Reuniting Brokeback Mountain actors Jake Gyllenhaal and Anne Hathaway on screen should be a cause for celebration; unfortunately, this woefully trite and boring film has sullied the occasion. Ostensibly based on Jamie Reidy’s nonfiction book Hard Sell: The Evolution of a Viagra Salesman, this film is an adaptation in the very loosest sense of the word, with the screenwriters (director Edward Zwick, Charles Randolph and Marshall Herskovitz) turning the rise of big pharma companies into a romantic comedy.
Jamie Randall (Gyllenhaal) is a loveable rogue; good with ladies but bad at keeping a job. The underachiever in his family, he is convinced by his brother (Josh Gad) to take a position at Pfizer as a sales rep. Jamie is sent to Ohio where he must convince doctors to prescribe the depression drug Zoloft over Prozac. Jamie’s life takes a turn when he meets free spirit and Parkinson’s sufferer Maggie (Hathaway).
Set in the 90s around the time that Viagra was released on the market by Pfizer, Love and Other Drugs misses the mark on many counts.
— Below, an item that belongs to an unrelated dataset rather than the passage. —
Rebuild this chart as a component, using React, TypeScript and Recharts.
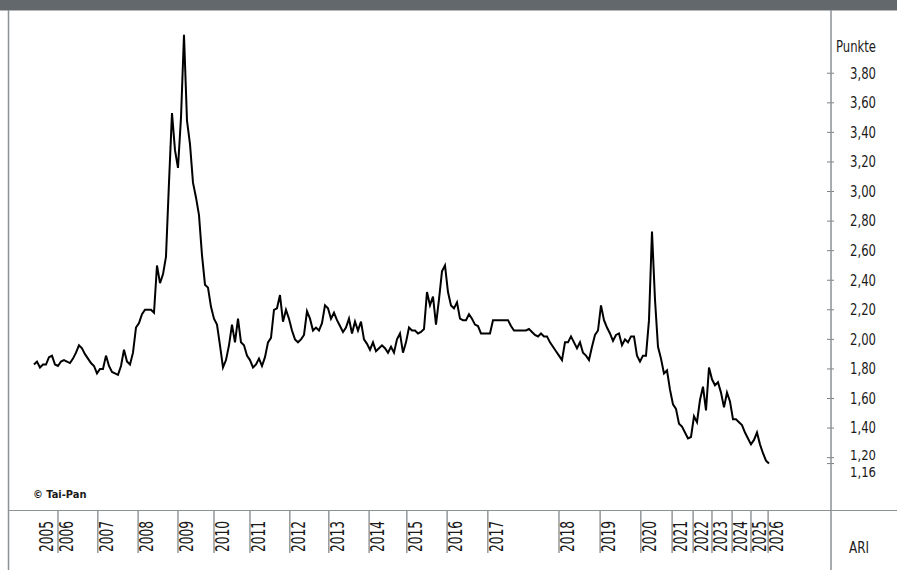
import { LineChart, Line, XAxis, YAxis } from 'recharts'

const FONT = '"Liberation Sans Narrow", "DejaVu Sans Condensed", "Liberation Sans", sans-serif'

// ARI-Werte, eine Beobachtung pro Index (Handelstage zusammengefasst)
const values = [
  1.83, 1.85, 1.81, 1.83, 1.83, 1.88, 1.89, 1.83, 1.82, 1.85,
  1.86, 1.85, 1.84, 1.87, 1.91, 1.96, 1.94, 1.90, 1.87, 1.84,
  1.82, 1.77, 1.80, 1.80, 1.89, 1.82, 1.78, 1.77, 1.76, 1.82,
  1.93, 1.85, 1.83, 1.91, 2.08, 2.11, 2.17, 2.20, 2.20, 2.20,
  2.18, 2.50, 2.38, 2.44, 2.56, 3.06, 3.53, 3.28, 3.16, 3.50,
  4.06, 3.48, 3.32, 3.06, 2.96, 2.84, 2.57, 2.37, 2.35, 2.22,
  2.14, 2.10, 1.96, 1.81, 1.86, 1.96, 2.10, 1.98, 2.14, 1.98,
  1.96, 1.89, 1.86, 1.81, 1.83, 1.87, 1.82, 1.88, 1.98, 2.01,
  2.20, 2.21, 2.30, 2.12, 2.20, 2.14, 2.06, 2.00, 1.98, 2.00,
  2.03, 2.19, 2.14, 2.06, 2.08, 2.06, 2.11, 2.23, 2.21, 2.14,
  2.18, 2.13, 2.09, 2.05, 2.08, 2.14, 2.04, 2.12, 2.06, 2.12,
  2.00, 1.97, 1.93, 1.98, 1.92, 1.94, 1.96, 1.94, 1.91, 1.95,
  1.91, 2.00, 2.04, 1.91, 1.98, 2.08, 2.06, 2.06, 2.04, 2.05,
  2.07, 2.32, 2.23, 2.29, 2.10, 2.27, 2.46, 2.50, 2.32, 2.23,
  2.21, 2.25, 2.14, 2.13, 2.13, 2.17, 2.14, 2.10, 2.09, 2.04,
  2.04, 2.04, 2.04, 2.13, 2.13, 2.13, 2.13, 2.13, 2.13, 2.09,
  2.06, 2.06, 2.06, 2.06, 2.06, 2.07, 2.05, 2.03, 2.02, 2.04,
  2.02, 2.02, 1.98, 1.95, 1.92, 1.89, 1.86, 1.98, 1.98, 2.02,
  1.98, 1.94, 1.98, 1.91, 1.89, 1.86, 1.95, 2.03, 2.06, 2.23,
  2.13, 2.08, 2.04, 1.99, 2.03, 2.04, 1.96, 2.00, 1.98, 2.02,
  2.02, 1.89, 1.85, 1.89, 1.89, 2.13, 2.73, 2.27, 1.95, 1.87,
  1.77, 1.79, 1.66, 1.56, 1.53, 1.43, 1.41, 1.37, 1.33, 1.34,
  1.48, 1.44, 1.59, 1.68, 1.52, 1.81, 1.73, 1.69, 1.71, 1.64,
  1.54, 1.64, 1.58, 1.46, 1.46, 1.44, 1.42, 1.37, 1.33, 1.29,
  1.32, 1.37, 1.29, 1.23, 1.18, 1.16,
]

const yearLabels = [
  '2005', '2006', '2007', '2008', '2009', '2010', '2011', '2012', '2013', '2014', '2015',
  '2016', '2017', '2018', '2019', '2020', '2021', '2022', '2023', '2024', '2025', '2026',
]
// Index der ersten Beobachtung im jeweiligen Jahr
const yearStarts = [
  1.3, 8, 21.3, 34.7, 48, 60, 72, 85.3, 98.3, 111.7, 124.3,
  137.7, 151.3, 175, 188.7, 202.3, 212.7, 219.7, 226, 232.7, 239, 244.7,
]

const yTicks = [3.8, 3.6, 3.4, 3.2, 3.0, 2.8, 2.6, 2.4, 2.2, 2.0, 1.8, 1.6, 1.4, 1.2, 1.16]

const data = values.map((v, i) => ({ i, v }))

function YearTick(props: any) {
  const { x, y, payload } = props
  const idx = yearStarts.indexOf(payload.value)
  return (
    <g>
      {idx > 0 && <line x1={x} y1={y} x2={x} y2={y + 43} stroke="#5f6468" strokeWidth={1} />}
      <text
        transform={`translate(${x + 15},${y + 42}) rotate(-90)`}
        fontSize={20}
        fontFamily={FONT}
        fill="#1a1a1a"
        textLength={31}
        lengthAdjust="spacingAndGlyphs"
      >
        {yearLabels[idx]}
      </text>
    </g>
  )
}

function ValueTick(props: any) {
  const { x, y, payload } = props
  const v = payload.value as number
  // die beiden untersten Marken liegen eng beieinander
  const low = v === 1.16 || v === 1.2
  const dy = v === 1.16 ? 9 : v === 1.2 ? -3 : 0
  return (
    <g>
      <line x1={x - 4} x2={x + 3} y1={y} y2={y} stroke="#7d8286" strokeWidth={1} />
      <text
        x={x + 45}
        y={y + dy}
        dy="0.36em"
        textAnchor="end"
        fontSize={low ? 13.5 : 15}
        fontFamily={FONT}
        fill="#1a1a1a"
        textLength={26}
        lengthAdjust="spacingAndGlyphs"
      >
        {v.toFixed(2).replace('.', ',')}
      </text>
    </g>
  )
}

export default function App() {
  return (
    <div style={{ position: 'absolute', left: 0, top: 0, width: 897, height: 570, background: '#fff' }}>
      <LineChart width={897} height={570} data={data} margin={{ top: 11, right: 0, bottom: 0, left: 9 }}>
        <XAxis
          dataKey="i"
          type="number"
          domain={[-8.33, 265.67]}
          ticks={yearStarts}
          interval={0}
          tick={<YearTick />}
          tickLine={false}
          axisLine={false}
          tickSize={0}
          tickMargin={0}
          height={60}
          allowDataOverflow
        />
        <YAxis
          orientation="right"
          type="number"
          domain={[0.846, 4.221]}
          ticks={yTicks}
          interval={0}
          tick={<ValueTick />}
          tickLine={false}
          axisLine={false}
          tickSize={0}
          tickMargin={0}
          width={66}
          allowDataOverflow
        />
        <Line
          type="linear"
          dataKey="v"
          stroke="#000"
          strokeWidth={2}
          dot={false}
          isAnimationActive={false}
        />
      </LineChart>
      <svg
        width={897}
        height={570}
        style={{ position: 'absolute', left: 0, top: 0, pointerEvents: 'none' }}
      >
        <rect x={0} y={0} width={897} height={10} fill="#62686b" />
        <line x1={0} x2={897} y1={10.5} y2={10.5} stroke="#b3b7ba" />
        <line x1={8.5} x2={8.5} y1={10} y2={570} stroke="#8c9194" strokeWidth={1.5} />
        <line x1={831} x2={831} y1={10} y2={570} stroke="#8c9194" strokeWidth={1.5} />
        <line x1={8} x2={897} y1={510.5} y2={510.5} stroke="#8c9194" strokeWidth={1.2} />
        <text
          x={876}
          y={46.7}
          dy="0.36em"
          textAnchor="end"
          fontSize={15}
          fontFamily={FONT}
          fill="#1a1a1a"
          textLength={40}
          lengthAdjust="spacingAndGlyphs"
        >
          Punkte
        </text>
        <text
          x={849}
          y={553}
          fontSize={15}
          fontFamily={FONT}
          fill="#1a1a1a"
          textLength={20}
          lengthAdjust="spacingAndGlyphs"
        >
          ARI
        </text>
        <text x={33} y={497.5} fontSize={11} fontWeight="bold" fontFamily={FONT} fill="#1a1a1a">
          © Tai-Pan
        </text>
      </svg>
    </div>
  )
}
The filmmakers apparently deemed the real story of an overpaid, slacker drug rep in over-prescribed America as either too boring or too hard a sell. Instead, they (rather cynically) inject the Maggie character into the plot, hijacking a story worth telling and turning it into an unoriginal romance.
Gyllenhaal and Hathaway will leave this film unscathed because the likeable stars do a good job with what they have been given. The film basically asks them to be an attractive couple, which is what they do.Oliver Platt as Jamie’s mentor and Hank Azaria as a womanising doctor are shamefully underutilised in the film. In contrast Gad (who seems to have been hired as a Jonah Hill impersonator) is painfully overused as Jamie’s grotesque younger brother.
Lacking the sardonic wit or necessary bite to pull off a rom-com based in the world of pharmaceuticals, Love and Other Drugs is a very disappointing pill to swallow.